Rentré bredouille, je suis passé au marché des Lilas acheter du poisson et des légumes. Les aubergines ne sont plus de saison, mais j'avais envie d'inventer un de ces caviars dont j'ai le secret. On oublie tout de suite celui d'esturgeon que nous dévorions à la petite cuillère chez les parents de Michaëla, juste avant de prendre un sacré savon ! Pour le caviar d'aubergine, on met la chair des plantes potagères que l'on a cuites au four dans un mixeur avec de l'ail, de l'huile d'olive, du vinaigre (là j'ai testé le Melfor rapporté de Strasbourg avec quelques gouttes de pâte de vinaigre balsamique), du sel (ici du sel gemme de l'Himalaya parfumé au gingembre), du poivre (remplacé cette fois par du piment peri-peri zoulou), des herbes, et hop, au réfrigérateur !
Peter Gabor me demande de participer le 1er décembre prochain, au Forum des Images, à l'évènement "Retour vers le Futur" dans le cadre de l'école e-artsup, "une conférence autour des bouleversements inhérents à l’avènement du numérique découpée chronologiquement en fonction des métiers qui ont été les premiers touchés par l’avènement du numérique." Il s'agira pour moi de raconter ce qui a changé dans ma pratique de compositeur avec l'arrivée du numérique.

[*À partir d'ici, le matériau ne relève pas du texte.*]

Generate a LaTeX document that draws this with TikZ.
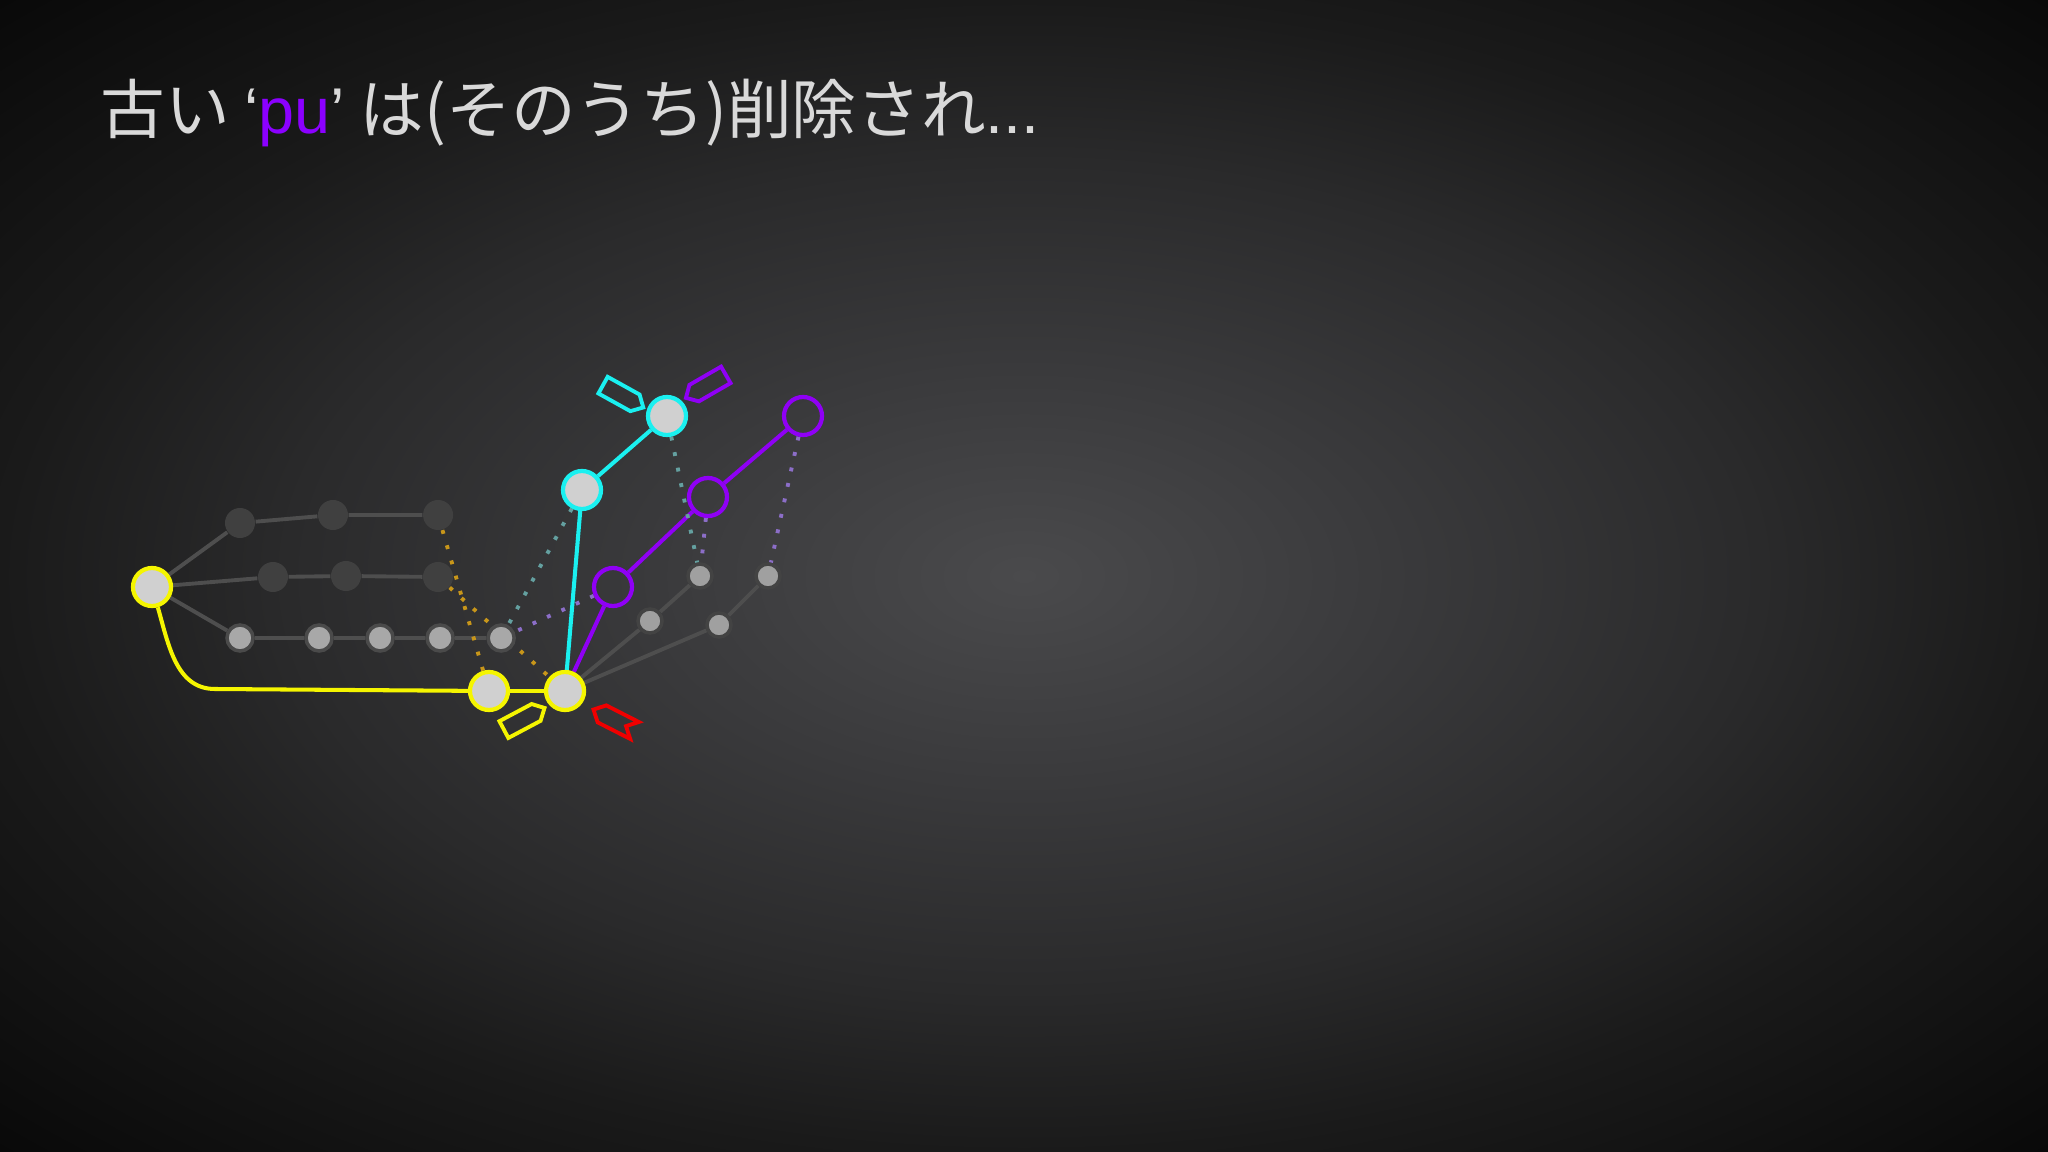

Je l'ai prévenu. Pas grand chose, juste de nouveaux outils, de beaux jouets pour le gosse qui ne rêve que plaies et bosses musicales ! Un violon, un susu, un synthétiseur analogique ou un ordinateur possèdent chacun leurs qualités et leurs limites. Ils cohabitent dans mon studio et sont choisis en fonction des projets. Ma palette s'est agrandie. Pourtant la MAO (musique assistée par ordinateur) me permet de tester les partitions d'orchestre avant répétitions et de créer des constructions inédites. Le choix des instruments influe toujours sur les créations. Je montrerai donc FluxTune qui permet de composer radicalement différemment d'avec un séquenceur et je le mettrai en relation avec un enregistrement vidéo réalisé il y a plus de 25 ans, lorsque nous jouions des trompes et flûtes en PVC, de la guitare et de la trompette, du synthétiseur analogique (voilà le ARP !). Ce ne sont jamais les instruments qui font le style. Si le numérique n'a pas changé ma vie de compositeur, il a transformé ma vie quotidienne, mais ça c'est une autre histoire.

P.S. : La conférence "Retour vers le Futur" a été reportée au mois de mars 2010.